Llama 3.3 Model Card
What this is
Llama 3.3 is a 70B-parameter multilingual large language model released by Meta on December 6, 2024. It is an auto-regressive transformer available in pretrained and instruction-tuned variants, trained on approximately 15 trillion tokens with a knowledge cutoff of December 2023. The instruction-tuned version is optimized for multilingual dialogue and is positioned as a successor to Llama 3.1 70B Instruct.
Capabilities
Llama 3.3 70B Instruct scores 86.0 on MMLU, 50.5 on GPQA Diamond, 88.4 pass@1 on HumanEval, 77.0 on MATH, and 91.1 on MGSM multilingual math. It accepts and outputs multilingual text and code across 8 supported languages: English, German, French, Italian, Portuguese, Hindi, Spanish, and Thai. The context window is 128k tokens, with Grouped-Query Attention for inference scalability.
Evaluation methodology
Meta evaluated the model on common use-case benchmarks covering chatbot, coding assistant, and tool-call scenarios using adversarial datasets, with Llama Guard 3 filtering both inputs and outputs. Capability-specific benchmarks addressed long context, multilingual tasks, tool calls, coding, and memorization. Red teaming was conducted on a recurring basis, with findings fed back into benchmark refinement and safety tuning datasets.
Safety testing
Red teaming was performed by experts in cybersecurity, adversarial machine learning, responsible AI, and integrity, alongside multilingual content specialists with market-specific backgrounds. CBRNE uplift testing assessed whether the model could "meaningfully increase the capabilities of malicious actors to plan or carry out attacks" using chemical, biological, radiological, nuclear, or explosive materials. Child safety assessments used objective-based methodologies across multiple attack vectors and supported languages. A cyber attack uplift study evaluated the model as an autonomous agent in offensive operations, specifically ransomware attack simulations without human intervention.
Mitigations
The instruction-tuned model uses supervised fine-tuning and reinforcement learning with human feedback (RLHF). Safety fine-tuning combines human-generated and synthetic data, with LLM-based classifiers selecting high-quality prompts and responses; refusal tone guidelines were explicitly incorporated. Meta provides Llama Guard 3, Prompt Guard, and Code Shield as system-level safeguards, included by default in all reference implementations. The card states the model "is not designed to be deployed in isolation" and that developers are responsible for adding guardrails appropriate to their use case.
Deployment and access
Llama 3.3 is released under a custom Llama 3.3 Community License Agreement permitting commercial and research use.

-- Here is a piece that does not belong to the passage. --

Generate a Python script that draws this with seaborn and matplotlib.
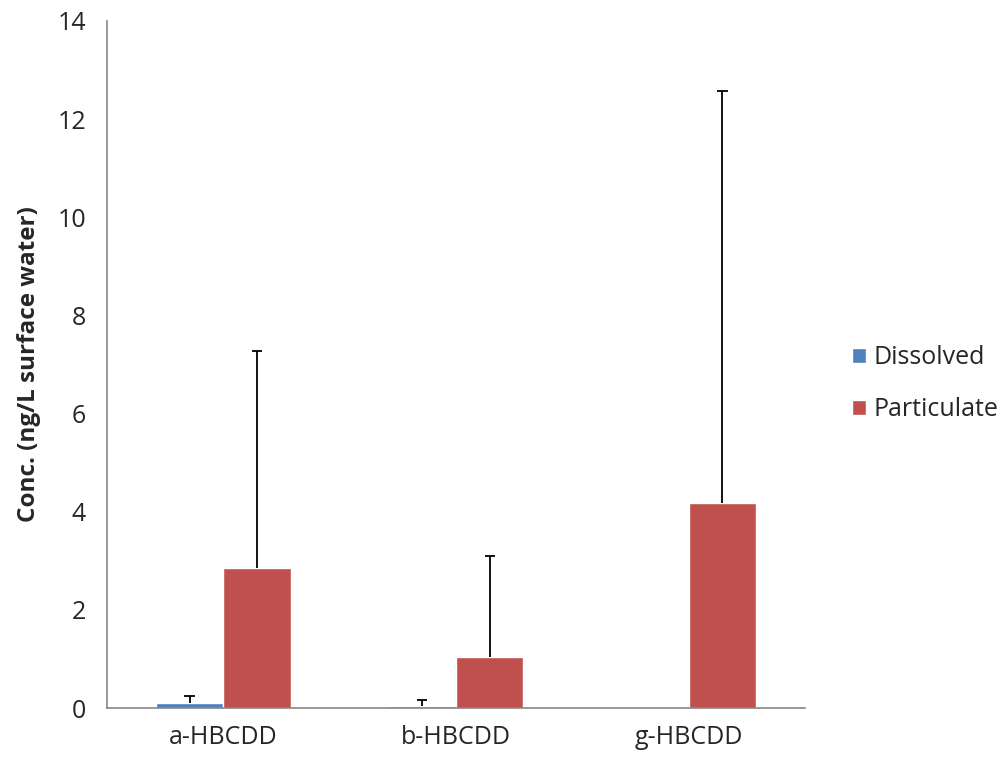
import pandas as pd
import matplotlib.pyplot as plt
import seaborn as sns

# values
isomers = ['a-HBCDD', 'b-HBCDD', 'g-HBCDD']
dissolved = [0.10, 0.05, 0.0]
particulate = [2.85, 1.03, 4.18]
dissolved_err = [0.15, 0.11, 0.0]
particulate_err = [4.43, 2.07, 8.39]

df = pd.DataFrame({
    'isomer': isomers * 2,
    'conc': dissolved + particulate,
    'phase': ['Dissolved'] * 3 + ['Particulate'] * 3,
})

sns.set_style('white')
plt.rcParams['font.family'] = ['Open Sans', 'DejaVu Sans']

fig = plt.figure(figsize=(10.03, 7.65), dpi=100)
ax = fig.add_axes([107 / 1003, 1 - 708 / 765, 698 / 1003, 687 / 765])

sns.barplot(data=df, x='isomer', y='conc', hue='phase', order=isomers,
            hue_order=['Dissolved', 'Particulate'],
            palette=['#4F81BD', '#C0504D'], width=0.58, errorbar=None,
            saturation=1, ax=ax)

# upward-only error bars (no lower cap, like Excel "plus" bars)
cap = 0.022
for cont, errs in zip(ax.containers, [dissolved_err, particulate_err]):
    for bar, e in zip(cont, errs):
        if e <= 0:
            continue
        x = bar.get_x() + bar.get_width() / 2
        h = bar.get_height()
        ax.vlines(x, h, h + e, color='black', lw=1.3, zorder=3)
        ax.hlines(h + e, x - cap, x + cap, color='black', lw=1.3, zorder=3)

ax.set_xlim(-0.5, 2.5)
ax.set_ylim(0, 14)
ax.set_yticks(range(0, 15, 2))
ax.set_xlabel('')
ax.set_ylabel('Conc. (ng/L surface water)', fontsize=17.5, fontweight='bold',
              labelpad=12)

ax.set_xticks([-0.5, 0.5, 1.5, 2.5], minor=True)
ax.tick_params(axis='x', which='major', length=0, labelsize=18, pad=12)
ax.tick_params(axis='x', which='minor', length=7, color='#868686', width=1.2,
               direction='out')
ax.tick_params(axis='y', length=7, color='#868686', width=1.2,
               direction='out', labelsize=18, pad=8)

for side in ['top', 'right']:
    ax.spines[side].set_visible(False)
for side in ['left', 'bottom']:
    ax.spines[side].set_color('#868686')
    ax.spines[side].set_linewidth(1.2)

ax.legend(loc='center left', bbox_to_anchor=(1.035, 0.472), frameon=False,
          fontsize=18, handlelength=0.55, handleheight=0.55, handletextpad=0.3,
          labelspacing=1.1)

plt.savefig('out.png', dpi=100)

The license covers use of model outputs for synthetic data generation and distillation to improve other models. Use in violation of applicable laws, the Acceptable Use Policy, or in unsupported languages without appropriate safeguards is explicitly out of scope.
Limitations
Meta states that "testing conducted to date has not covered, nor could it cover, all scenarios" and that the model "may in some instances produce inaccurate, biased or other objectionable responses to user prompts." Output behavior cannot be predicted in advance across all deployment contexts. Safety and helpfulness performance is guaranteed only for the 8 officially supported languages; use in other languages is explicitly discouraged without fine-tuning and system controls.
What's new
The card does not include an explicit changelog relative to a prior Llama 3.3 version. Compared to Llama 3.1 70B Instruct, Llama 3.3 70B Instruct shows improvements on MMLU Pro (68.9 vs. 66.4), IFEval (92.1 vs. 87.5), HumanEval (88.4 vs. 80.5), MATH (77.0 vs. 68.0), and MGSM (91.1 vs. 86.9).